### Requirements
Extract all lines from the data beneath that include the word "this".

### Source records
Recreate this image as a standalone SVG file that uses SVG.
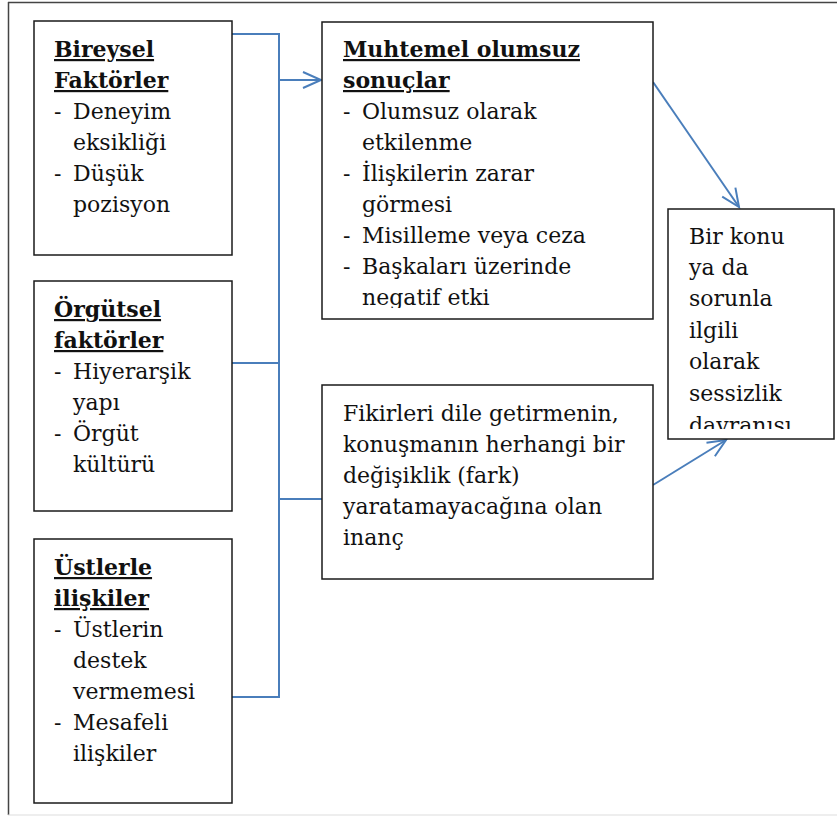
<svg xmlns="http://www.w3.org/2000/svg" width="837" height="816" viewBox="0 0 837 816">
<style>
.box{fill:#fff;stroke:#1a1a1a;stroke-width:1.5}
.t{font-family:"DejaVu Serif",serif;font-size:22px;fill:#111}
.h{font-weight:bold;text-decoration:underline}
.c{fill:none;stroke:#4a7ebb;stroke-width:2}
</style>
<defs>
<marker id="ah" markerUnits="userSpaceOnUse" markerWidth="24" markerHeight="24" viewBox="-20 -12 24 24" refX="0" refY="0" orient="auto">
<path d="M-18,-8 L0,0 L-18,8" fill="none" stroke="#4a7ebb" stroke-width="2"/>
</marker>
<clipPath id="c1"><rect x="322" y="22" width="331" height="286"/></clipPath>
<clipPath id="c2"><rect x="668" y="209" width="166" height="220"/></clipPath>
</defs>
<rect width="837" height="816" fill="#fff"/>
<g id="frame">
<line x1="8" y1="2.5" x2="837" y2="2.5" stroke="#444" stroke-width="1.5"/>
<line x1="8.5" y1="2" x2="8.5" y2="815" stroke="#444" stroke-width="1.5"/>
<line x1="8" y1="815" x2="837" y2="815" stroke="#ddd" stroke-width="1"/>
</g>
<g id="connectors">
<polyline class="c" points="232,34 279,34 279,697 232,697"/>
<line class="c" x1="232" y1="363" x2="279" y2="363"/>
<line class="c" x1="279" y1="80" x2="321" y2="80" marker-end="url(#ah)"/>
<line class="c" x1="279" y1="499" x2="322" y2="499"/>
<line class="c" x1="653" y1="82" x2="739" y2="207" marker-end="url(#ah)"/>
<line class="c" x1="653" y1="485" x2="726" y2="440" marker-end="url(#ah)"/>
</g>
<g id="bireysel">
<rect class="box" x="34" y="21" width="198" height="234"/>
<text class="t"><tspan class="h" x="54" y="57">Bireysel</tspan><tspan class="h" x="54" y="88">Faktörler</tspan><tspan x="54" y="119">-</tspan><tspan x="73" y="119">Deneyim</tspan><tspan x="73" y="150">eksikliği</tspan><tspan x="54" y="181">-</tspan><tspan x="73" y="181">Düşük</tspan><tspan x="73" y="212">pozisyon</tspan></text>
</g>
<g id="orgutsel">
<rect class="box" x="34" y="281" width="198" height="230"/>
<text class="t"><tspan class="h" x="54" y="317">Örgütsel</tspan><tspan class="h" x="54" y="348">faktörler</tspan><tspan x="54" y="379">-</tspan><tspan x="73" y="379">Hiyerarşik</tspan><tspan x="73" y="410">yapı</tspan><tspan x="54" y="441">-</tspan><tspan x="73" y="441">Örgüt</tspan><tspan x="73" y="472">kültürü</tspan></text>
</g>
<g id="ustlerle">
<rect class="box" x="34" y="539" width="198" height="264"/>
<text class="t"><tspan class="h" x="54" y="575">Üstlerle</tspan><tspan class="h" x="54" y="606">ilişkiler</tspan><tspan x="54" y="637">-</tspan><tspan x="73" y="637">Üstlerin</tspan><tspan x="73" y="668">destek</tspan><tspan x="73" y="699">vermemesi</tspan><tspan x="54" y="730">-</tspan><tspan x="73" y="730">Mesafeli</tspan><tspan x="73" y="761">ilişkiler</tspan></text>
</g>
<g id="muhtemel">
<rect class="box" x="322" y="22" width="331" height="297"/>
<text class="t" clip-path="url(#c1)"><tspan class="h" x="343" y="57">Muhtemel olumsuz</tspan><tspan class="h" x="343" y="88">sonuçlar</tspan><tspan x="343" y="119">-</tspan><tspan x="362" y="119">Olumsuz olarak</tspan><tspan x="362" y="150">etkilenme</tspan><tspan x="343" y="181">-</tspan><tspan x="362" y="181">İlişkilerin zarar</tspan><tspan x="362" y="212">görmesi</tspan><tspan x="343" y="243">-</tspan><tspan x="362" y="243">Misilleme veya ceza</tspan><tspan x="343" y="274">-</tspan><tspan x="362" y="274">Başkaları üzerinde</tspan><tspan x="362" y="305">negatif etki</tspan></text>
</g>
<g id="fikirleri">
<rect class="box" x="322" y="385" width="331" height="194"/>
<text class="t"><tspan x="343" y="421">Fikirleri dile getirmenin,</tspan><tspan x="343" y="452">konuşmanın herhangi bir</tspan><tspan x="343" y="483">değişiklik (fark)</tspan><tspan x="343" y="514">yaratamayacağına olan</tspan><tspan x="343" y="545">inanç</tspan></text>
</g>
<g id="sessizlik">
<rect class="box" x="668" y="209" width="166" height="230"/>
<text class="t" clip-path="url(#c2)"><tspan x="689" y="244">Bir konu</tspan><tspan x="689" y="275">ya da</tspan><tspan x="689" y="306">sorunla</tspan><tspan x="689" y="338">ilgili</tspan><tspan x="689" y="369">olarak</tspan><tspan x="689" y="401">sessizlik</tspan><tspan x="689" y="433">davranışı</tspan></text>
</g>
</svg>
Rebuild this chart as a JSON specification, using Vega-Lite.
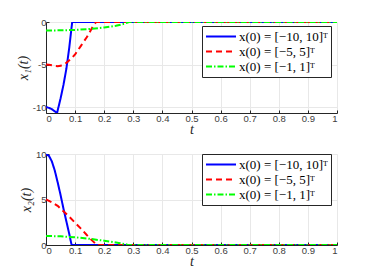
{
  "$schema": "https://vega.github.io/schema/vega-lite/v6.json",
  "background": "white",
  "padding": {"left": 16, "top": 17, "right": 5, "bottom": 5},
  "spacing": 12,
  "config": {
    "view": {"stroke": null},
    "axis": {
      "domainColor": "#262626", "tickColor": "#262626", "tickSize": -3,
      "gridColor": "#e8e8e8", "labelColor": "#404040", "labelFont": "Liberation Sans",
      "labelFontSize": 9.5, "titleFont": "Liberation Serif", "titleFontStyle": "italic",
      "titleFontWeight": "normal", "titleFontSize": 14, "titleColor": "#262626"
    },
    "legend": {
      "orient": "none", "legendX": 156, "strokeColor": "#262626", "fillColor": "white",
      "padding": 3, "rowPadding": 0, "clipHeight": 15, "symbolType": "stroke", "symbolSize": 900,
      "symbolStrokeWidth": 2, "labelFont": "Liberation Serif", "labelFontSize": 13,
      "labelColor": "#000000", "labelOffset": 2, "title": null
    }
  },
  "datasets": {
    "x1": [
      {"s": "x(0) = [−10, 10]ᵀ", "t": 0, "v": -10},
      {"s": "x(0) = [−10, 10]ᵀ", "t": 0.01, "v": -10.1},
      {"s": "x(0) = [−10, 10]ᵀ", "t": 0.02, "v": -10.25},
      {"s": "x(0) = [−10, 10]ᵀ", "t": 0.03, "v": -10.5},
      {"s": "x(0) = [−10, 10]ᵀ", "t": 0.038, "v": -10.7},
      {"s": "x(0) = [−10, 10]ᵀ", "t": 0.05, "v": -9.0},
      {"s": "x(0) = [−10, 10]ᵀ", "t": 0.06, "v": -7.4},
      {"s": "x(0) = [−10, 10]ᵀ", "t": 0.07, "v": -5.5},
      {"s": "x(0) = [−10, 10]ᵀ", "t": 0.08, "v": -3.0},
      {"s": "x(0) = [−10, 10]ᵀ", "t": 0.09, "v": 0},
      {"s": "x(0) = [−10, 10]ᵀ", "t": 1, "v": 0},
      {"s": "x(0) = [−5, 5]ᵀ", "t": 0, "v": -5},
      {"s": "x(0) = [−5, 5]ᵀ", "t": 0.01, "v": -5.02},
      {"s": "x(0) = [−5, 5]ᵀ", "t": 0.02, "v": -5.08},
      {"s": "x(0) = [−5, 5]ᵀ", "t": 0.03, "v": -5.15},
      {"s": "x(0) = [−5, 5]ᵀ", "t": 0.04, "v": -5.2},
      {"s": "x(0) = [−5, 5]ᵀ", "t": 0.05, "v": -5.15},
      {"s": "x(0) = [−5, 5]ᵀ", "t": 0.06, "v": -5.0},
      {"s": "x(0) = [−5, 5]ᵀ", "t": 0.07, "v": -4.8},
      {"s": "x(0) = [−5, 5]ᵀ", "t": 0.08, "v": -4.5},
      {"s": "x(0) = [−5, 5]ᵀ", "t": 0.09, "v": -4.2},
      {"s": "x(0) = [−5, 5]ᵀ", "t": 0.1, "v": -3.8},
      {"s": "x(0) = [−5, 5]ᵀ", "t": 0.11, "v": -3.3},
      {"s": "x(0) = [−5, 5]ᵀ", "t": 0.12, "v": -2.8},
      {"s": "x(0) = [−5, 5]ᵀ", "t": 0.13, "v": -2.3},
      {"s": "x(0) = [−5, 5]ᵀ", "t": 0.14, "v": -1.8},
      {"s": "x(0) = [−5, 5]ᵀ", "t": 0.15, "v": -1.2},
      {"s": "x(0) = [−5, 5]ᵀ", "t": 0.16, "v": -0.6},
      {"s": "x(0) = [−5, 5]ᵀ", "t": 0.172, "v": 0},
      {"s": "x(0) = [−5, 5]ᵀ", "t": 1, "v": 0},
      {"s": "x(0) = [−1, 1]ᵀ", "t": 0, "v": -1},
      {"s": "x(0) = [−1, 1]ᵀ", "t": 0.05, "v": -0.98},
      {"s": "x(0) = [−1, 1]ᵀ", "t": 0.1, "v": -0.93},
      {"s": "x(0) = [−1, 1]ᵀ", "t": 0.15, "v": -0.82},
      {"s": "x(0) = [−1, 1]ᵀ", "t": 0.2, "v": -0.65},
      {"s": "x(0) = [−1, 1]ᵀ", "t": 0.24, "v": -0.45},
      {"s": "x(0) = [−1, 1]ᵀ", "t": 0.27, "v": -0.2},
      {"s": "x(0) = [−1, 1]ᵀ", "t": 0.285, "v": 0},
      {"s": "x(0) = [−1, 1]ᵀ", "t": 1, "v": 0}
    ],
    "x2": [
      {"s": "x(0) = [−10, 10]ᵀ", "t": 0, "v": 10},
      {"s": "x(0) = [−10, 10]ᵀ", "t": 0.01, "v": 9.8},
      {"s": "x(0) = [−10, 10]ᵀ", "t": 0.02, "v": 9.2},
      {"s": "x(0) = [−10, 10]ᵀ", "t": 0.03, "v": 8.2},
      {"s": "x(0) = [−10, 10]ᵀ", "t": 0.04, "v": 6.9},
      {"s": "x(0) = [−10, 10]ᵀ", "t": 0.05, "v": 5.5},
      {"s": "x(0) = [−10, 10]ᵀ", "t": 0.06, "v": 4.0},
      {"s": "x(0) = [−10, 10]ᵀ", "t": 0.07, "v": 2.6},
      {"s": "x(0) = [−10, 10]ᵀ", "t": 0.08, "v": 1.2},
      {"s": "x(0) = [−10, 10]ᵀ", "t": 0.088, "v": 0},
      {"s": "x(0) = [−10, 10]ᵀ", "t": 1, "v": 0},
      {"s": "x(0) = [−5, 5]ᵀ", "t": 0, "v": 5},
      {"s": "x(0) = [−5, 5]ᵀ", "t": 0.02, "v": 4.7},
      {"s": "x(0) = [−5, 5]ᵀ", "t": 0.04, "v": 4.3},
      {"s": "x(0) = [−5, 5]ᵀ", "t": 0.06, "v": 3.7},
      {"s": "x(0) = [−5, 5]ᵀ", "t": 0.08, "v": 3.1},
      {"s": "x(0) = [−5, 5]ᵀ", "t": 0.1, "v": 2.45},
      {"s": "x(0) = [−5, 5]ᵀ", "t": 0.12, "v": 1.8},
      {"s": "x(0) = [−5, 5]ᵀ", "t": 0.14, "v": 1.1},
      {"s": "x(0) = [−5, 5]ᵀ", "t": 0.16, "v": 0.45},
      {"s": "x(0) = [−5, 5]ᵀ", "t": 0.175, "v": 0},
      {"s": "x(0) = [−5, 5]ᵀ", "t": 1, "v": 0},
      {"s": "x(0) = [−1, 1]ᵀ", "t": 0, "v": 1},
      {"s": "x(0) = [−1, 1]ᵀ", "t": 0.05, "v": 0.95},
      {"s": "x(0) = [−1, 1]ᵀ", "t": 0.1, "v": 0.85},
      {"s": "x(0) = [−1, 1]ᵀ", "t": 0.15, "v": 0.68},
      {"s": "x(0) = [−1, 1]ᵀ", "t": 0.2, "v": 0.47},
      {"s": "x(0) = [−1, 1]ᵀ", "t": 0.25, "v": 0.22},
      {"s": "x(0) = [−1, 1]ᵀ", "t": 0.28, "v": 0.04},
      {"s": "x(0) = [−1, 1]ᵀ", "t": 0.3, "v": 0},
      {"s": "x(0) = [−1, 1]ᵀ", "t": 1, "v": 0}
    ]
  },
  "resolve": {"scale": {"color": "independent", "strokeDash": "independent"}, "legend": {"color": "independent", "strokeDash": "independent"}},
  "vconcat": [
    {
      "width": 291, "height": 91,
      "data": {"name": "x1"},
      "mark": {"type": "line", "strokeWidth": 2, "clip": true},
      "encoding": {
        "x": {"field": "t", "type": "quantitative", "scale": {"domain": [0, 1], "nice": false},
              "axis": {"values": [0,0.1,0.2,0.3,0.4,0.5,0.6,0.7,0.8,0.9,1], "format": "~g", "title": "t", "titlePadding": 0, "labelPadding": 3}},
        "y": {"field": "v", "type": "quantitative", "scale": {"domain": [-10.7, 0], "nice": false, "zero": false},
              "axis": {"values": [-10, -5, 0], "labelExpr": "replace(datum.label, '−', '-')", "title": "x₁(t)", "titlePadding": 2, "labelPadding": 3}},
        "color": {"field": "s", "type": "nominal",
                  "scale": {"domain": ["x(0) = [−10, 10]ᵀ", "x(0) = [−5, 5]ᵀ", "x(0) = [−1, 1]ᵀ"], "range": ["#0000ff", "#ff0000", "#00ff00"]},
                  "legend": {"legendY": 4}},
        "strokeDash": {"field": "s", "type": "nominal",
                  "scale": {"domain": ["x(0) = [−10, 10]ᵀ", "x(0) = [−5, 5]ᵀ", "x(0) = [−1, 1]ᵀ"], "range": [[1, 0], [6, 4], [6, 2, 1.5, 2]]},
                  "legend": {"legendY": 4}}
      }
    },
    {
      "width": 291, "height": 91,
      "data": {"name": "x2"},
      "mark": {"type": "line", "strokeWidth": 2, "clip": true},
      "encoding": {
        "x": {"field": "t", "type": "quantitative", "scale": {"domain": [0, 1], "nice": false},
              "axis": {"values": [0,0.1,0.2,0.3,0.4,0.5,0.6,0.7,0.8,0.9,1], "format": "~g", "title": "t", "titlePadding": 0, "labelPadding": 3}},
        "y": {"field": "v", "type": "quantitative", "scale": {"domain": [0, 10], "nice": false},
              "axis": {"values": [0, 5, 10], "title": "x₂(t)", "titlePadding": 2, "labelPadding": 3}},
        "color": {"field": "s", "type": "nominal",
                  "scale": {"domain": ["x(0) = [−10, 10]ᵀ", "x(0) = [−5, 5]ᵀ", "x(0) = [−1, 1]ᵀ"], "range": ["#0000ff", "#ff0000", "#00ff00"]},
                  "legend": {"legendY": 0}},
        "strokeDash": {"field": "s", "type": "nominal",
                  "scale": {"domain": ["x(0) = [−10, 10]ᵀ", "x(0) = [−5, 5]ᵀ", "x(0) = [−1, 1]ᵀ"], "range": [[1, 0], [6, 4], [6, 2, 1.5, 2]]},
                  "legend": {"legendY": 0}}
      }
    }
  ]
}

### In response
Recreate this image as a standalone SVG file that uses SVG.
Rebuild this chart as a JSON specification, using Vega-Lite.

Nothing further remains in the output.